To begin, sit on the ground and cross your legs in front of you so your shins or ankles overlap. If this is uncomfortable, place a folded blanket or firm cushion under your sit bones. Sit up tall and close your eyes.

Next, do a body scan starting from your toes. Notice what you feel at each point in your body. Are your toes clenched? What about your knees are they high in the air or close to the ground? Are they tense or resting comfortably? How about your hips? What do you feel there?

Now continue moving up your body to your torso and your spine, then your shoulders, neck, head, and face. Observe where you feel at ease and where you’re uncomfortable. Take note of these things and make little adjustments as needed.

If you take a moment out of your day to sit in Sukhasana and observe your body, you’ll come in tune with its needs and discover a new way to focus your mind.

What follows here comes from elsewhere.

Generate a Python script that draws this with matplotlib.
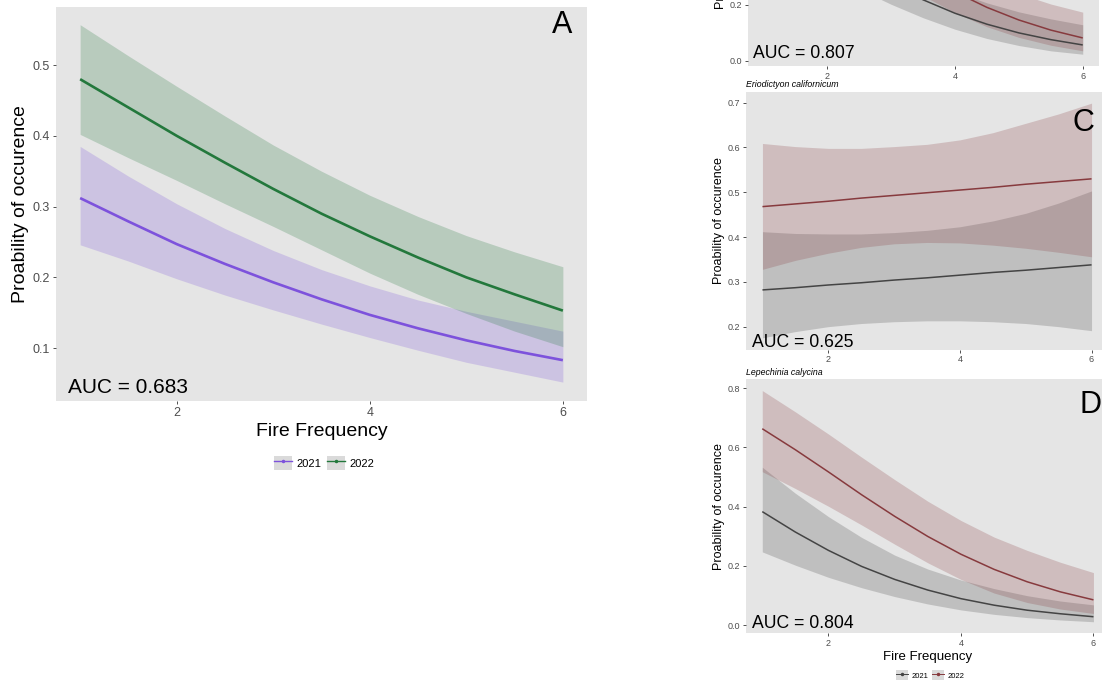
import matplotlib
matplotlib.use("Agg")
import matplotlib.pyplot as plt
from matplotlib.patches import Patch
from matplotlib.lines import Line2D
from matplotlib.ticker import FormatStrFormatter

plt.rcParams["font.family"] = ["Liberation Sans", "DejaVu Sans"]

# fire frequency grid used for every fitted curve
fire = [1.0, 1.5, 2.0, 2.5, 3.0, 3.5, 4.0, 4.5, 5.0, 5.5, 6.0]

# panel A (all species), 2021 and 2022 fits with 95% bands
a21_fit = [0.312, 0.279, 0.247, 0.219, 0.193, 0.169, 0.147, 0.128, 0.111, 0.096, 0.083]
a21_hi = [0.385, 0.343, 0.304, 0.269, 0.238, 0.211, 0.188, 0.168, 0.152, 0.138, 0.124]
a21_lo = [0.246, 0.223, 0.198, 0.175, 0.154, 0.134, 0.115, 0.097, 0.080, 0.066, 0.052]
a22_fit = [0.480, 0.440, 0.400, 0.362, 0.325, 0.290, 0.258, 0.228, 0.200, 0.176, 0.153]
a22_hi = [0.557, 0.513, 0.470, 0.428, 0.387, 0.350, 0.316, 0.286, 0.259, 0.236, 0.215]
a22_lo = [0.402, 0.369, 0.337, 0.304, 0.272, 0.239, 0.206, 0.176, 0.149, 0.124, 0.102]

# panel B (mostly cut off at the top of the figure)
b21_fit = [0.562, 0.486, 0.410, 0.339, 0.274, 0.218, 0.170, 0.131, 0.100, 0.076, 0.057]
b21_hi = [0.692, 0.607, 0.517, 0.433, 0.360, 0.297, 0.247, 0.207, 0.175, 0.150, 0.129]
b21_lo = [0.423, 0.367, 0.312, 0.256, 0.202, 0.154, 0.113, 0.080, 0.055, 0.036, 0.024]
b22_fit = [0.696, 0.624, 0.545, 0.464, 0.385, 0.311, 0.246, 0.191, 0.146, 0.110, 0.082]
b22_hi = [0.799, 0.728, 0.646, 0.561, 0.478, 0.402, 0.338, 0.286, 0.240, 0.203, 0.174]
b22_lo = [0.570, 0.506, 0.440, 0.369, 0.299, 0.232, 0.172, 0.122, 0.084, 0.056, 0.036]

# panel C, Eriodictyon californicum
c21_fit = [0.282, 0.287, 0.293, 0.298, 0.304, 0.309, 0.315, 0.321, 0.326, 0.332, 0.338]
c21_hi = [0.412, 0.408, 0.407, 0.407, 0.410, 0.415, 0.423, 0.436, 0.453, 0.476, 0.503]
c21_lo = [0.175, 0.189, 0.200, 0.207, 0.211, 0.213, 0.213, 0.211, 0.207, 0.200, 0.191]
c22_fit = [0.468, 0.474, 0.480, 0.487, 0.493, 0.499, 0.505, 0.511, 0.518, 0.524, 0.530]
c22_hi = [0.609, 0.602, 0.598, 0.598, 0.602, 0.607, 0.617, 0.633, 0.654, 0.675, 0.699]
c22_lo = [0.328, 0.348, 0.364, 0.377, 0.385, 0.388, 0.387, 0.382, 0.375, 0.366, 0.356]

# panel D, Lepechinia calycina
d21_fit = [0.383, 0.314, 0.252, 0.198, 0.154, 0.118, 0.089, 0.067, 0.050, 0.038, 0.028]
d21_hi = [0.533, 0.445, 0.366, 0.296, 0.236, 0.189, 0.152, 0.123, 0.099, 0.081, 0.068]
d21_lo = [0.247, 0.202, 0.161, 0.126, 0.096, 0.071, 0.051, 0.036, 0.025, 0.017, 0.011]
d22_fit = [0.663, 0.592, 0.517, 0.440, 0.367, 0.299, 0.239, 0.188, 0.146, 0.112, 0.085]
d22_hi = [0.792, 0.720, 0.645, 0.567, 0.491, 0.418, 0.353, 0.297, 0.252, 0.212, 0.177]
d22_lo = [0.518, 0.461, 0.401, 0.338, 0.273, 0.210, 0.154, 0.108, 0.076, 0.054, 0.039]

years = ["2021", "2022"]
auc = {"A": "0.683", "B": "0.807", "C": "0.625", "D": "0.804"}

W, H = 1102, 683
BG = "#E5E5E5"
TXT = "#4D4D4D"
PURPLE, GREEN = "#7D52DC", "#23783C"
GREY, RED = "#444444", "#873A3E"


def box(l, t, r, b):
    return [l / W, 1 - b / H, (r - l) / W, (b - t) / H]


def panel(ax, series, ylim, yticks, tick_fs, lw):
    ax.set_facecolor(BG)
    for s in ax.spines.values():
        s.set_visible(False)
    for fit, hi, lo, col in series:
        ax.fill_between(fire, lo, hi, color=col, alpha=0.23, linewidth=0)
    for fit, hi, lo, col in series:
        ax.plot(fire, fit, color=col, lw=lw, solid_capstyle="butt",
                solid_joinstyle="round")
    ax.set_xlim(0.75, 6.25)
    ax.set_ylim(*ylim)
    ax.set_xticks([2, 4, 6])
    ax.set_yticks(yticks)
    ax.yaxis.set_major_formatter(FormatStrFormatter("%.1f"))
    ax.tick_params(colors="#333333", labelcolor=TXT, labelsize=tick_fs,
                   length=2.2, width=0.6, pad=2)


fig = plt.figure(figsize=(W / 100, H / 100), dpi=100)

# --- panel A ---
axA = fig.add_axes(box(56, 7, 587, 401))
panel(axA, [(a21_fit, a21_hi, a21_lo, PURPLE), (a22_fit, a22_hi, a22_lo, GREEN)],
      (0.0253, 0.582), [0.1, 0.2, 0.3, 0.4, 0.5], 9, 1.9)
axA.set_xlabel("Fire Frequency", fontsize=14, labelpad=3)
axA.set_ylabel("Proability of occurence", fontsize=14, labelpad=3)
axA.text(0.0226, 0.0203, "AUC = " + auc["A"], transform=axA.transAxes, fontsize=15)
axA.text(0.972, 0.933, "A", transform=axA.transAxes, fontsize=22, ha="right")

# --- panel B (cut off) ---
axB = fig.add_axes(box(747.5, -174, 1098.7, 65.7))
panel(axB, [(b21_fit, b21_hi, b21_lo, GREY), (b22_fit, b22_hi, b22_lo, RED)],
      (-0.017, 0.838), [0.0, 0.2, 0.4, 0.6, 0.8], 6.5, 1.1)
axB.set_ylabel("Proability of occurence", fontsize=9, labelpad=1.5)
axB.text(0.017, 0.031, "AUC = " + auc["B"], transform=axB.transAxes, fontsize=12.7)

# --- panel C ---
axC = fig.add_axes(box(746, 91.5, 1108, 349.5))
panel(axC, [(c21_fit, c21_hi, c21_lo, GREY), (c22_fit, c22_hi, c22_lo, RED)],
      (0.149, 0.725), [0.2, 0.3, 0.4, 0.5, 0.6, 0.7], 6.5, 1.1)
axC.set_ylabel("Proability of occurence", fontsize=9, labelpad=1.5)
axC.set_title("Eriodictyon californicum", loc="left", fontstyle="italic",
              fontsize=6.3, pad=3)
axC.text(0.017, 0.011, "AUC = " + auc["C"], transform=axC.transAxes, fontsize=12.7)
axC.text(0.961, 0.848, "C", transform=axC.transAxes, fontsize=22, ha="right")

# --- panel D ---
axD = fig.add_axes(box(745.7, 379, 1110, 633.3))
panel(axD, [(d21_fit, d21_hi, d21_lo, GREY), (d22_fit, d22_hi, d22_lo, RED)],
      (-0.028, 0.831), [0.0, 0.2, 0.4, 0.6, 0.8], 6.5, 1.1)
axD.set_xlabel("Fire Frequency", fontsize=9.5, labelpad=2)
axD.set_ylabel("Proability of occurence", fontsize=9, labelpad=1.5)
axD.set_title("Lepechinia calycina", loc="left", fontstyle="italic",
              fontsize=6.3, pad=3)
axD.text(0.017, 0.0197, "AUC = " + auc["D"], transform=axD.transAxes, fontsize=12.7)
axD.text(0.977, 0.865, "D", transform=axD.transAxes, fontsize=22, ha="right")


# --- legends ---
def key(col, lw):
    return (Patch(facecolor="#DADADA", edgecolor="none"),
            Line2D([], [], color=col, lw=lw, marker="o", markersize=1.5))


fig.legend([key(PURPLE, 1.0), key(GREEN, 1.0)], years, loc="center",
           bbox_to_anchor=(324 / W, 1 - 463 / H), ncol=2, frameon=False,
           fontsize=8, handlelength=1.6, handleheight=1.6, handletextpad=0.4,
           columnspacing=0.5)
fig.legend([key(GREY, 0.7), key(RED, 0.7)], years, loc="center",
           bbox_to_anchor=(930 / W, 1 - 675 / H), ncol=2, frameon=False,
           fontsize=5.5, handlelength=1.6, handleheight=1.6, handletextpad=0.4,
           columnspacing=0.5)

fig.savefig("out.png", dpi=100)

Yoga is most useful when you can translate the attention you bring to the poses to all parts of your life. One of the greatest lessons from the mat is to become aware of how you react to things. In the middle of a pose, those reactions come from physical sensations. You may discover a pose that feels really good for your body. This is a way to learn what your body needs and where to focus in your practice. Or you may find yourself in a pose that feels extremely challenging. Take note of your reactions. Settle into them as you hold the poses. This type of attention will help in your everyday life as triumphs or disappointments arise. Notice your reactions throughout the day. Can you sit with something uncomfortable, as you do on the mat, before you react? What does this feel like? What happens next?

Over time this will become second nature. By observing yourself, you’ll be able to make mindful choices for your well-being regardless of the situation.


The breath is what unites our mind to our body and life force. During practice, the breath helps warm up, nourish, and cleanse the body. It also quiets the mind by giving it something to focus on. When you work through the poses, you link the breath to your movements. For every move, you either inhale or exhale. This connection between the breath and the movement of the body is called vinyasa .

The breathing practices of yoga are called pranayama . Prana means “life force” and ayama means, “to extend or control.” Ancient yogis believed we are born with a certain number of breaths, so slowing down the breath extends life.